Short problem → Exactly the lines from the one with "Recreate this image as a LaTeX" to the one with "anchor=base west, inner", both included, are to be printed again; leave out the rest.

※ ※ ※

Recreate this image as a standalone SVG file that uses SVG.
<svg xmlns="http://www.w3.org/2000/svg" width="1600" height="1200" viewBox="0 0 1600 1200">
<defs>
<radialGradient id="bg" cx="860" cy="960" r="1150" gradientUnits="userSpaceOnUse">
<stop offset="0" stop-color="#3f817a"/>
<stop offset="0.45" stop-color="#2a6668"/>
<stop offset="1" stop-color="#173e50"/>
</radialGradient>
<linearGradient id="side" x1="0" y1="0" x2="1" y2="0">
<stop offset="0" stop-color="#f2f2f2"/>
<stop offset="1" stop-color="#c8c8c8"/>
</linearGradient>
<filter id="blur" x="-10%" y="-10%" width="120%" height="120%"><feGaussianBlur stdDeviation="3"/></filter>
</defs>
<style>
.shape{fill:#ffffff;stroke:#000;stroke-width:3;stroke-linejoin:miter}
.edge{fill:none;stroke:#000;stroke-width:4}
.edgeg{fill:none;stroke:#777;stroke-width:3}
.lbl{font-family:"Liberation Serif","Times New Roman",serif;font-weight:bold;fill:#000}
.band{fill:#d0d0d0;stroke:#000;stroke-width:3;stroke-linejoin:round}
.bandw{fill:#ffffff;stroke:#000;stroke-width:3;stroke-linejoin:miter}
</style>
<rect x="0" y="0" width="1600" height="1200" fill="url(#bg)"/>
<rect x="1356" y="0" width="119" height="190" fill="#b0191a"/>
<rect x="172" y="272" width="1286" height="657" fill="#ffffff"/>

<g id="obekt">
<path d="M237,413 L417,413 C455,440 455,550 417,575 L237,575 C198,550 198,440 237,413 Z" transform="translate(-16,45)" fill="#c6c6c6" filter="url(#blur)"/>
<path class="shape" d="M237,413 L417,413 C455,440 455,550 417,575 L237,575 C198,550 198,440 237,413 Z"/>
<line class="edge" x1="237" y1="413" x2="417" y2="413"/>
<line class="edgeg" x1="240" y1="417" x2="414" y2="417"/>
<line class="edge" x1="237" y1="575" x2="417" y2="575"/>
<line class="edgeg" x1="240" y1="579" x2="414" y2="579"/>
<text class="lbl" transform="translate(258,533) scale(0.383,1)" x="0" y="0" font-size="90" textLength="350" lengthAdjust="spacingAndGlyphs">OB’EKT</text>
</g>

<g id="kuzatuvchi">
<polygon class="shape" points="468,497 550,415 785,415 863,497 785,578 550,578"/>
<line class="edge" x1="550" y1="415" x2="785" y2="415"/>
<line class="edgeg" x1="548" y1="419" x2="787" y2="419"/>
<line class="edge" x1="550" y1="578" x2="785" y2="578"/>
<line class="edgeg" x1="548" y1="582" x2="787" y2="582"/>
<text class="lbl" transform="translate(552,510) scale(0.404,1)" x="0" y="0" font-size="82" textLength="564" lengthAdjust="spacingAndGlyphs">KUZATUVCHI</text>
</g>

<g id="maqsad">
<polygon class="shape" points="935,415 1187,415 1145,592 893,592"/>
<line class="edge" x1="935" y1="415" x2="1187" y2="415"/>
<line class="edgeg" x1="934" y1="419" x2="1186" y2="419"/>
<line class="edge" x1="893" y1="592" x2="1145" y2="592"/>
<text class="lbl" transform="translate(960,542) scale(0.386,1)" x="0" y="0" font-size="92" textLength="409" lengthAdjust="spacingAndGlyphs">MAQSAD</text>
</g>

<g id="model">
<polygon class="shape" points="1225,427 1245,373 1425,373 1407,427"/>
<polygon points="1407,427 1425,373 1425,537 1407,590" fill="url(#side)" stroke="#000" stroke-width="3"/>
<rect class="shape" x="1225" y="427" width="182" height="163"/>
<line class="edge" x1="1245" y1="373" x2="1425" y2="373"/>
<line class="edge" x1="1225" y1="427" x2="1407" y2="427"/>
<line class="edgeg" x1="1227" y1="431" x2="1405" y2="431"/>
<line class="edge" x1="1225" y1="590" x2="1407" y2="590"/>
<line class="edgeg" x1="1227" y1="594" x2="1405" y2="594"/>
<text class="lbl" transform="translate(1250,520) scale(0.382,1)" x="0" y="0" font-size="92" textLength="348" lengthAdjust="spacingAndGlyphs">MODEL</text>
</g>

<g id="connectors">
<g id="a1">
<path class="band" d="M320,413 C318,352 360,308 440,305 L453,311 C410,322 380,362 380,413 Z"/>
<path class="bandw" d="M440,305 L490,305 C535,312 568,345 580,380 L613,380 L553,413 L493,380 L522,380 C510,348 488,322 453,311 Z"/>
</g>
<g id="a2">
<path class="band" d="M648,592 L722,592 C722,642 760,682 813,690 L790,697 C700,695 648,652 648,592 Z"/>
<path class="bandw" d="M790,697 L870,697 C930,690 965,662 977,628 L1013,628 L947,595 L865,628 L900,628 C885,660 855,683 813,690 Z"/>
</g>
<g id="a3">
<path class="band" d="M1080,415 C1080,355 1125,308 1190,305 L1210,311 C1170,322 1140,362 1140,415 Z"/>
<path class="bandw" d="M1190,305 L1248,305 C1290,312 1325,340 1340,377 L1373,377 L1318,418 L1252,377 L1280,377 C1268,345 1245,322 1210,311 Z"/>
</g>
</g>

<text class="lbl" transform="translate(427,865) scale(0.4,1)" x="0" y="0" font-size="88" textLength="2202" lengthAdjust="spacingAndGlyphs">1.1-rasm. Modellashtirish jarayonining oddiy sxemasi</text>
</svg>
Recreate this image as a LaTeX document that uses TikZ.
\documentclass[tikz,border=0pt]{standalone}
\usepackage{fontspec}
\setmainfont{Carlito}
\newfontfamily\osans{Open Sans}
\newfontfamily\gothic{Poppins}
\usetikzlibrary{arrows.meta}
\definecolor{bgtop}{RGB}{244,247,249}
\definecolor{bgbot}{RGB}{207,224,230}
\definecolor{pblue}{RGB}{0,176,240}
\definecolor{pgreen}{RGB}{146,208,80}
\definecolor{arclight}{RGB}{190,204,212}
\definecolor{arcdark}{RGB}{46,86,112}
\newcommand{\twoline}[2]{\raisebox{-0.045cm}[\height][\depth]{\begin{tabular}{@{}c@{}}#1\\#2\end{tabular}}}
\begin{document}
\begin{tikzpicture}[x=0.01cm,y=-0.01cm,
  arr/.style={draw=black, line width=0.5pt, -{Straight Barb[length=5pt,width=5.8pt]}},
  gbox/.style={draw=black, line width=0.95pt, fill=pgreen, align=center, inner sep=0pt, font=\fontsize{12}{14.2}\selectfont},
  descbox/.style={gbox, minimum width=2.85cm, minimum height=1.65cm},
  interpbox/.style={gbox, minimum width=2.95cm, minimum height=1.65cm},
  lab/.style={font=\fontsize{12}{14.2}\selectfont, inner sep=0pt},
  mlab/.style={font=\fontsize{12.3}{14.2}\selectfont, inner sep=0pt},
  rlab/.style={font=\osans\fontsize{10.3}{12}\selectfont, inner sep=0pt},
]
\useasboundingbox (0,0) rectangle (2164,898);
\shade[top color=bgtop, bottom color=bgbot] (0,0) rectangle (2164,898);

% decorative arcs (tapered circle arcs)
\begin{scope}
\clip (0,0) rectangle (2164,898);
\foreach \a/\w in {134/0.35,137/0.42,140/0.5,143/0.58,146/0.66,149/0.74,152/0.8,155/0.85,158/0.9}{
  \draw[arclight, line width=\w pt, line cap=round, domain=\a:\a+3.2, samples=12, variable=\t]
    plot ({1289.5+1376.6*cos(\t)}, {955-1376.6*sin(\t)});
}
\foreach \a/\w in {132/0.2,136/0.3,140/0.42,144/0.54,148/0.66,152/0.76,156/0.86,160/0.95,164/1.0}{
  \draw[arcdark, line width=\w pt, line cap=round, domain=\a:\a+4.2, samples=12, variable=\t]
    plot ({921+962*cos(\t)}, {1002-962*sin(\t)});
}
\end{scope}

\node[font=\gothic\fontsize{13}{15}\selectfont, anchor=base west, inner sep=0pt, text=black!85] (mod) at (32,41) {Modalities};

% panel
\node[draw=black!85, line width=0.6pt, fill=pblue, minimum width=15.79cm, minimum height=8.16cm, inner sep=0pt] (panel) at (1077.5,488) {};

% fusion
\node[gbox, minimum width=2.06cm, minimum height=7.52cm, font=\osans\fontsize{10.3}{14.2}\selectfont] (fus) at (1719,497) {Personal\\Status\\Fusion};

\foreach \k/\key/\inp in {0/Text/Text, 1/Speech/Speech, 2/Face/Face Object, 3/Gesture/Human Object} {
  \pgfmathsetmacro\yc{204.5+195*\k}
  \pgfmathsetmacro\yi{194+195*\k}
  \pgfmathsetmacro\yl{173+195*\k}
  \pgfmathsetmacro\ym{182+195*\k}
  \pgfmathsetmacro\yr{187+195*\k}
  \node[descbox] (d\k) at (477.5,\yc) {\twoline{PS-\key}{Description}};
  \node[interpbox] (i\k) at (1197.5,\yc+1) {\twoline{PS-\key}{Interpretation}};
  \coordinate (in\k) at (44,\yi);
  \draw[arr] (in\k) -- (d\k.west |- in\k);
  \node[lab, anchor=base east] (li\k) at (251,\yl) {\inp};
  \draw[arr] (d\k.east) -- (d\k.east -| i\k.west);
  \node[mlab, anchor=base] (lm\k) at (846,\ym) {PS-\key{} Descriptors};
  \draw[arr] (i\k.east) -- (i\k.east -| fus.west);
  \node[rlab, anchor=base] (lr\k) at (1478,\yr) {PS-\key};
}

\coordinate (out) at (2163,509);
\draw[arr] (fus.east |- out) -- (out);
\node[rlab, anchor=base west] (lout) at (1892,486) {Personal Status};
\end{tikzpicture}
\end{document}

※ ※ ※

Task response →
Recreate this image as a LaTeX document that uses TikZ.
\documentclass[tikz,border=0pt]{standalone}
\usepackage{fontspec}
\setmainfont{Carlito}
\newfontfamily\osans{Open Sans}
\newfontfamily\gothic{Poppins}
\usetikzlibrary{arrows.meta}
\definecolor{bgtop}{RGB}{244,247,249}
\definecolor{bgbot}{RGB}{207,224,230}
\definecolor{pblue}{RGB}{0,176,240}
\definecolor{pgreen}{RGB}{146,208,80}
\definecolor{arclight}{RGB}{190,204,212}
\definecolor{arcdark}{RGB}{46,86,112}
\newcommand{\twoline}[2]{\raisebox{-0.045cm}[\height][\depth]{\begin{tabular}{@{}c@{}}#1\\#2\end{tabular}}}
\begin{document}
\begin{tikzpicture}[x=0.01cm,y=-0.01cm,
  arr/.style={draw=black, line width=0.5pt, -{Straight Barb[length=5pt,width=5.8pt]}},
  gbox/.style={draw=black, line width=0.95pt, fill=pgreen, align=center, inner sep=0pt, font=\fontsize{12}{14.2}\selectfont},
  descbox/.style={gbox, minimum width=2.85cm, minimum height=1.65cm},
  interpbox/.style={gbox, minimum width=2.95cm, minimum height=1.65cm},
  lab/.style={font=\fontsize{12}{14.2}\selectfont, inner sep=0pt},
  mlab/.style={font=\fontsize{12.3}{14.2}\selectfont, inner sep=0pt},
  rlab/.style={font=\osans\fontsize{10.3}{12}\selectfont, inner sep=0pt},
]
\useasboundingbox (0,0) rectangle (2164,898);
\shade[top color=bgtop, bottom color=bgbot] (0,0) rectangle (2164,898);

% decorative arcs (tapered circle arcs)
\begin{scope}
\clip (0,0) rectangle (2164,898);
\foreach \a/\w in {134/0.35,137/0.42,140/0.5,143/0.58,146/0.66,149/0.74,152/0.8,155/0.85,158/0.9}{
  \draw[arclight, line width=\w pt, line cap=round, domain=\a:\a+3.2, samples=12, variable=\t]
    plot ({1289.5+1376.6*cos(\t)}, {955-1376.6*sin(\t)});
}
\foreach \a/\w in {132/0.2,136/0.3,140/0.42,144/0.54,148/0.66,152/0.76,156/0.86,160/0.95,164/1.0}{
  \draw[arcdark, line width=\w pt, line cap=round, domain=\a:\a+4.2, samples=12, variable=\t]
    plot ({921+962*cos(\t)}, {1002-962*sin(\t)});
}
\end{scope}

\node[font=\gothic\fontsize{13}{15}\selectfont, anchor=base west, inner sep=0pt, text=black!85] (mod) at (32,41) {Modalities};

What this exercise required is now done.